A member of D.C. Mayor Muriel Bowser’s administration, Anu Rangappa, told The Washington Times that the District had not been contacted about a parade, however, “in the meantime, we do know that, just like the wall, he will have to pay for it.”
D.C. Delegate Eleanor Holmes Norton offered a far more scathing assessment of the potential parade, first tweeting on Feb. 7, “A military parade in DC would shut down the nation’s capital and waste taxpayer dollars just to feed Trump’s ego. The way to show our service members and veterans that we appreciate their service is to use the parade money to fund their health care and other services they need.”

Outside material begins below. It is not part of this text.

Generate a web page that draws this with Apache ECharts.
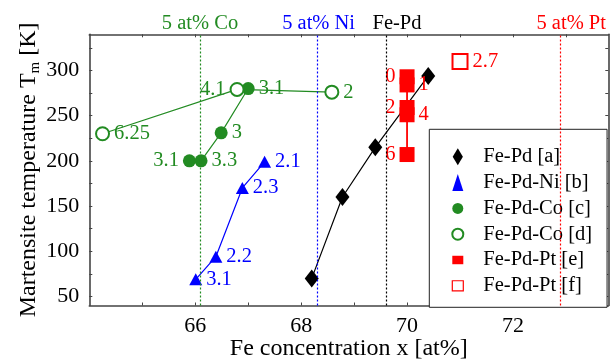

The next day, Norton released an official statement, which said in part: “While the District of Columbia, as the nation’s capital, is proud to host grand federal celebrations, such as the inauguration, we will fight a shutdown of our city that simply assuages Trump’s desire to brag and boast in a series of tweets. No one on Earth doubts that the American military is the most powerful in the world. Unlike less powerful nations, the United States has no need to show off by strutting our soldiers and equipment to prove our strength and leadership. Instead of wasting precious taxpayer resources, the way to show our service members and veterans that we appreciate their service is to use the military parade money to fund their health care and other services they need now.”
The last U.S. military parade, in 1991, celebrated victory in the Gulf War.